Many worshipers have various form of protection for their hands, enabling them to slide forward without damage to their palms.

A crush of pilgrims flows towards the entrance and our guide warns us to try to stay together.  She also recommends donning our face masks as the scent of burning yak butter and incense will be very strong inside.  Many in our group have dull headaches from the altitude and find the smoke and scents compound the problem.
Inner courtyard of Jokhang Temple and Larry with his face mask. 
The portal into the temple is approximately six feet wide and perhaps that deep.  There is a threshold to step over that can be anywhere from six to twelve inches high.  It is there, like almost all the old buildings in China and Tibet, to keep out evil spirits.  Because of the crush of humanity seeking entrance, we cannot see it so we shuffle along until out feet bump into it.

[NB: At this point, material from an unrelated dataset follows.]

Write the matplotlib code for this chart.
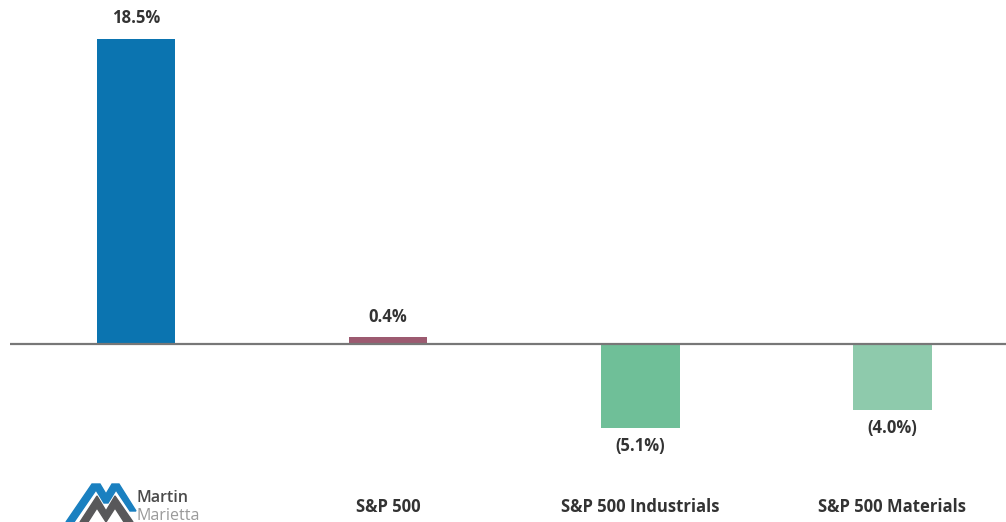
import matplotlib.pyplot as plt
from matplotlib.patches import Polygon

plt.rcParams['font.family'] = ['Open Sans', 'DejaVu Sans']

categorias = ["", "S&P 500", "S&P 500 Industrials", "S&P 500 Materials"]
valores = [18.5, 0.4, -5.1, -4.0]
etiquetas = ["18.5%", "0.4%", "(5.1%)", "(4.0%)"]
colores = ["#0b74b0", "#9c5a70", "#6fbf98", "#8ecaac"]

fig = plt.figure(figsize=(10.06, 5.22), dpi=100)
ax = fig.add_axes([10 / 1006, 0, 996 / 1006, 1])
x = list(range(len(valores)))
barras = ax.bar(x, valores, width=0.313, color=colores, zorder=2)
ax.axhline(0, color="#777777", linewidth=1.6, zorder=3)
ax.set_xlim(-0.5, 3.452)
ax.set_ylim(-10.79, 20.85)
ax.axis("off")

for i, v in enumerate(valores):
    if v >= 0:
        ax.text(i, v + 0.7, etiquetas[i], ha="center", va="bottom",
                fontsize=12, fontweight="bold", color="#333333")
    else:
        ax.text(i, v - 0.55, etiquetas[i], ha="center", va="top",
                fontsize=12, fontweight="bold", color="#333333")

for i, c in enumerate(categorias):
    if c:
        ax.text(i, -9.9, c, ha="center", va="center",
                fontsize=12, fontweight="bold", color="#333333")

# logo Martin Marietta aproximado
lg = fig.add_axes([0, 0, 1, 1])
lg.set_xlim(0, 1006)
lg.set_ylim(522, 0)
lg.axis("off")
azul = [(66, 522), (92, 484), (100, 484), (106, 494), (112, 484), (119, 484),
        (136, 511), (130, 511), (116, 490), (108, 503), (104, 503), (96, 490), (74, 522)]
gris = [(80, 522), (97, 496), (106, 511), (115, 496), (133, 522), (124, 522),
        (115, 508), (106, 522), (97, 508), (88, 522)]
lg.add_patch(Polygon(azul, closed=True, color="#1a80c0"))
lg.add_patch(Polygon(gris, closed=True, color="#58585a"))
lg.text(137, 498, "Martin", ha="left", va="center", fontsize=11.5,
        color="#4a4a4a", fontweight="semibold")
lg.text(137, 516, "Marietta", ha="left", va="center", fontsize=11.5,
        color="#9a9a9a")

fig.savefig("out.png", dpi=100)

Those of us going into the temple are going into near darkness.  Those exiting are going from near darkness into the blinding sunlight of high altitude Lhasa.  We are two and three across, leaving little room for those exiting.
The entrance to the temple, dark and several feet deep.
I see a Tibetan monk in a saffron robe stumble over the threshold as he tries to find his way out.  He reaches out to stop his fall and his hand lands on my right boob where it remains for three or four long seconds.  I am taken by surprise but have time to consider two options:  I could remove his hand, thereby embarrassing the monk (or perhaps disappointing him), or, I could act as if nothing is out of the ordinary , as much as having a Tibetan monk's hand on my right breast could be considered ordinary.

I do the latter, biting my lip to keep from exploding in laughter.  I am, after all, in a holy place.  I cannot wait to tell my friends.

This becomes my third moment of adventure.  A chicken foot in my soup, a length of yak wool braided into a rope and given to me by a Tibetan nomad, and a grope from a Tibetan monk, even if he didn’t know what he had hold of, is more than anyone can ask.  And none of those things are on the official itinerary.

This trip, three weeks in China and Tibet with great guides and wonderful traveling companions, is a roaring success.


More photos from the Jokhang Temple.

Like in the USA, black cats are considered bad luck in Tibet.  Perhaps it has found sanctuary in the temple.  Maybe it earns a ilving as a mouser, protecting the valuable relics inside.

This young lad is fascinated with Robbin.


  1. Ah, the situations you find yourself in Ms Gully. All adding up to successful adventures, that's for sure.

  2. Did the rhodiola help your migraines or just keep you awake?

    Such great descriptions I was holding my breath against the juniper smoke and yak butter.

  3. I took Roseroot when Mick first deployed, you wouldn't believe the effects it had on my mood! A wonderful thing, but yes, best taken in the morning!